What you should do - Leave out the pictures and copy each record below exactly.

Data entries -
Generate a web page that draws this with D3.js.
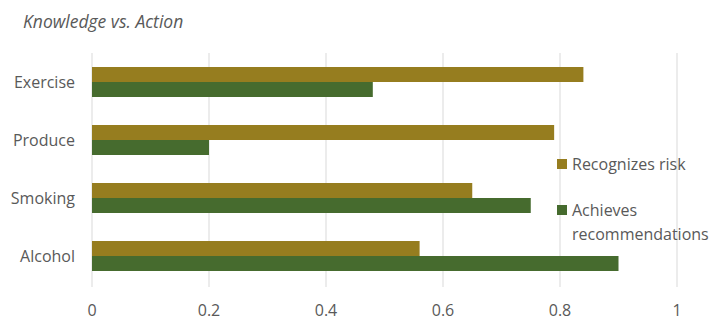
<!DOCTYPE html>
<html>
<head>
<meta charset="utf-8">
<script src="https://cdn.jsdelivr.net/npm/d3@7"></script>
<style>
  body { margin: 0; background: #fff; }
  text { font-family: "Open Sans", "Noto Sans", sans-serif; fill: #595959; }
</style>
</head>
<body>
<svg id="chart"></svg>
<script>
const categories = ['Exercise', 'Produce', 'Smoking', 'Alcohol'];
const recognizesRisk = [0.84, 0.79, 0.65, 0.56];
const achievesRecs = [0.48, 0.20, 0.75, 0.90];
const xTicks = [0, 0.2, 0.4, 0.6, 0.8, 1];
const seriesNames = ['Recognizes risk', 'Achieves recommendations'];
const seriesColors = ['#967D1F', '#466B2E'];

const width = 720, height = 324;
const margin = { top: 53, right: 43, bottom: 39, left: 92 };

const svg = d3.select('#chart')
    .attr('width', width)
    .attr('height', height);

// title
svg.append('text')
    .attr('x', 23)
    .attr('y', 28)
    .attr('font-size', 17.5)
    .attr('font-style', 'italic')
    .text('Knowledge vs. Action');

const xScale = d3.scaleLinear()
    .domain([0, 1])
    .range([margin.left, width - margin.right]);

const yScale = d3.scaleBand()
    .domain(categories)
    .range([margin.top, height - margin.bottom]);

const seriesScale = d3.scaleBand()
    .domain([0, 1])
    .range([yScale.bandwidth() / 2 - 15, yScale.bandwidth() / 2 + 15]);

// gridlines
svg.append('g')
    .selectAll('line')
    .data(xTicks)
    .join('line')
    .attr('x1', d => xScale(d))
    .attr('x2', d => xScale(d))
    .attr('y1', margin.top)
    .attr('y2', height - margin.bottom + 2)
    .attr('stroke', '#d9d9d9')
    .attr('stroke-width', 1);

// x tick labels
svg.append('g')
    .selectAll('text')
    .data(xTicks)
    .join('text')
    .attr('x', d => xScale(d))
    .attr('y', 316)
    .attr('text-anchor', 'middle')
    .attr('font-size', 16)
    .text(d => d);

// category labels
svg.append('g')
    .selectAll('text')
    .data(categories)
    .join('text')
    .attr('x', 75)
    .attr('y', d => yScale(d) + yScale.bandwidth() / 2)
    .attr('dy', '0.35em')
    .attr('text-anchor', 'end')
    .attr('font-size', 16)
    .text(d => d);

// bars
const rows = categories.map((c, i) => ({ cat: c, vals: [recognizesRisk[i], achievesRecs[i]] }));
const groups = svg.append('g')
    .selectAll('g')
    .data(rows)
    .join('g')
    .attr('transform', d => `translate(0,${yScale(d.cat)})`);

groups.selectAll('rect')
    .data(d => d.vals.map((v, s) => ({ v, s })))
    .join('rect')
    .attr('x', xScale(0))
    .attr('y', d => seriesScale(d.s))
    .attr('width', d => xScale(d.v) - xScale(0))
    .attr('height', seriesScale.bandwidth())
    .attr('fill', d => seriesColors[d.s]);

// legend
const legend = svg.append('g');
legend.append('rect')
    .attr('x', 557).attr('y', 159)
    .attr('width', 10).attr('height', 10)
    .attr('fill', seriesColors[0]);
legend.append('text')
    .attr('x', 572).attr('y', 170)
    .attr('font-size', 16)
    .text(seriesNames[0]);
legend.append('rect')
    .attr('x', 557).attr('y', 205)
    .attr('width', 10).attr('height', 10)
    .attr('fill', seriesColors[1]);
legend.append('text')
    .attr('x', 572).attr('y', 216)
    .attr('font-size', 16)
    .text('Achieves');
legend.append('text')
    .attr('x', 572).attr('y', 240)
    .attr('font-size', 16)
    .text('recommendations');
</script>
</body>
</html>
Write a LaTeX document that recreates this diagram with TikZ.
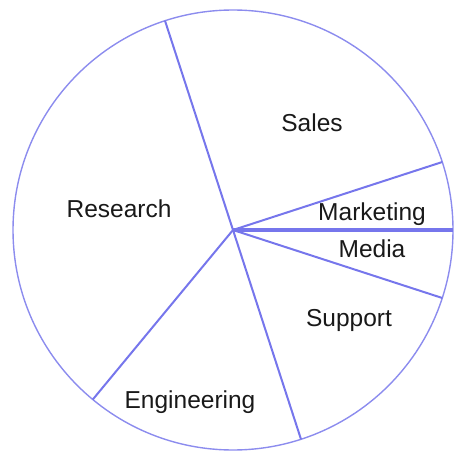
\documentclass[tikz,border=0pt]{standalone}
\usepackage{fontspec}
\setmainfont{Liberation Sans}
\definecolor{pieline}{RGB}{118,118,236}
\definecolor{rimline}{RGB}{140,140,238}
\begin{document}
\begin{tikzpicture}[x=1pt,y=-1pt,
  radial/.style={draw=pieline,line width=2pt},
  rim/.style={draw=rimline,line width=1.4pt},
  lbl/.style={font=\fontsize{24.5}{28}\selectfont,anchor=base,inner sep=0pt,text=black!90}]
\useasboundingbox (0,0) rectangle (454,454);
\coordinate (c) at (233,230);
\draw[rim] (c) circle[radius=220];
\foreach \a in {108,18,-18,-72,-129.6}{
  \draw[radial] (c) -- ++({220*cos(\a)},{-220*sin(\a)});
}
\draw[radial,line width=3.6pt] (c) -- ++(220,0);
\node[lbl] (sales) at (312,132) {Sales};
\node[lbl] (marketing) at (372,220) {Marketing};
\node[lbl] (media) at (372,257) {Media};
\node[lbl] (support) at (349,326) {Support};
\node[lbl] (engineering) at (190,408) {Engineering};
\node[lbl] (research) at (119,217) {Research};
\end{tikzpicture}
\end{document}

Output for this task -
Generate a web page that draws this with D3.js.
<!DOCTYPE html>
<html>
<head>
<meta charset="utf-8">
<script src="https://cdn.jsdelivr.net/npm/d3@7"></script>
<style>
  body { margin: 0; background: #fff; }
  text { font-family: "Open Sans", "Noto Sans", sans-serif; fill: #595959; }
</style>
</head>
<body>
<svg id="chart"></svg>
<script>
const categories = ['Exercise', 'Produce', 'Smoking', 'Alcohol'];
const recognizesRisk = [0.84, 0.79, 0.65, 0.56];
const achievesRecs = [0.48, 0.20, 0.75, 0.90];
const xTicks = [0, 0.2, 0.4, 0.6, 0.8, 1];
const seriesNames = ['Recognizes risk', 'Achieves recommendations'];
const seriesColors = ['#967D1F', '#466B2E'];

const width = 720, height = 324;
const margin = { top: 53, right: 43, bottom: 39, left: 92 };

const svg = d3.select('#chart')
    .attr('width', width)
    .attr('height', height);

// title
svg.append('text')
    .attr('x', 23)
    .attr('y', 28)
    .attr('font-size', 17.5)
    .attr('font-style', 'italic')
    .text('Knowledge vs. Action');

const xScale = d3.scaleLinear()
    .domain([0, 1])
    .range([margin.left, width - margin.right]);

const yScale = d3.scaleBand()
    .domain(categories)
    .range([margin.top, height - margin.bottom]);

const seriesScale = d3.scaleBand()
    .domain([0, 1])
    .range([yScale.bandwidth() / 2 - 15, yScale.bandwidth() / 2 + 15]);

// gridlines
svg.append('g')
    .selectAll('line')
    .data(xTicks)
    .join('line')
    .attr('x1', d => xScale(d))
    .attr('x2', d => xScale(d))
    .attr('y1', margin.top)
    .attr('y2', height - margin.bottom + 2)
    .attr('stroke', '#d9d9d9')
    .attr('stroke-width', 1);

// x tick labels
svg.append('g')
    .selectAll('text')
    .data(xTicks)
    .join('text')
    .attr('x', d => xScale(d))
    .attr('y', 316)
    .attr('text-anchor', 'middle')
    .attr('font-size', 16)
    .text(d => d);

// category labels
svg.append('g')
    .selectAll('text')
    .data(categories)
    .join('text')
    .attr('x', 75)
    .attr('y', d => yScale(d) + yScale.bandwidth() / 2)
    .attr('dy', '0.35em')
    .attr('text-anchor', 'end')
    .attr('font-size', 16)
    .text(d => d);

// bars
const rows = categories.map((c, i) => ({ cat: c, vals: [recognizesRisk[i], achievesRecs[i]] }));
const groups = svg.append('g')
    .selectAll('g')
    .data(rows)
    .join('g')
    .attr('transform', d => `translate(0,${yScale(d.cat)})`);

groups.selectAll('rect')
    .data(d => d.vals.map((v, s) => ({ v, s })))
    .join('rect')
    .attr('x', xScale(0))
    .attr('y', d => seriesScale(d.s))
    .attr('width', d => xScale(d.v) - xScale(0))
    .attr('height', seriesScale.bandwidth())
    .attr('fill', d => seriesColors[d.s]);

// legend
const legend = svg.append('g');
legend.append('rect')
    .attr('x', 557).attr('y', 159)
    .attr('width', 10).attr('height', 10)
    .attr('fill', seriesColors[0]);
legend.append('text')
    .attr('x', 572).attr('y', 170)
    .attr('font-size', 16)
    .text(seriesNames[0]);
legend.append('rect')
    .attr('x', 557).attr('y', 205)
    .attr('width', 10).attr('height', 10)
    .attr('fill', seriesColors[1]);
legend.append('text')
    .attr('x', 572).attr('y', 216)
    .attr('font-size', 16)
    .text('Achieves');
legend.append('text')
    .attr('x', 572).attr('y', 240)
    .attr('font-size', 16)
    .text('recommendations');
</script>
</body>
</html>
Write a LaTeX document that recreates this diagram with TikZ.
\documentclass[tikz,border=0pt]{standalone}
\usepackage{fontspec}
\setmainfont{Liberation Sans}
\definecolor{pieline}{RGB}{118,118,236}
\definecolor{rimline}{RGB}{140,140,238}
\begin{document}
\begin{tikzpicture}[x=1pt,y=-1pt,
  radial/.style={draw=pieline,line width=2pt},
  rim/.style={draw=rimline,line width=1.4pt},
  lbl/.style={font=\fontsize{24.5}{28}\selectfont,anchor=base,inner sep=0pt,text=black!90}]
\useasboundingbox (0,0) rectangle (454,454);
\coordinate (c) at (233,230);
\draw[rim] (c) circle[radius=220];
\foreach \a in {108,18,-18,-72,-129.6}{
  \draw[radial] (c) -- ++({220*cos(\a)},{-220*sin(\a)});
}
\draw[radial,line width=3.6pt] (c) -- ++(220,0);
\node[lbl] (sales) at (312,132) {Sales};
\node[lbl] (marketing) at (372,220) {Marketing};
\node[lbl] (media) at (372,257) {Media};
\node[lbl] (support) at (349,326) {Support};
\node[lbl] (engineering) at (190,408) {Engineering};
\node[lbl] (research) at (119,217) {Research};
\end{tikzpicture}
\end{document}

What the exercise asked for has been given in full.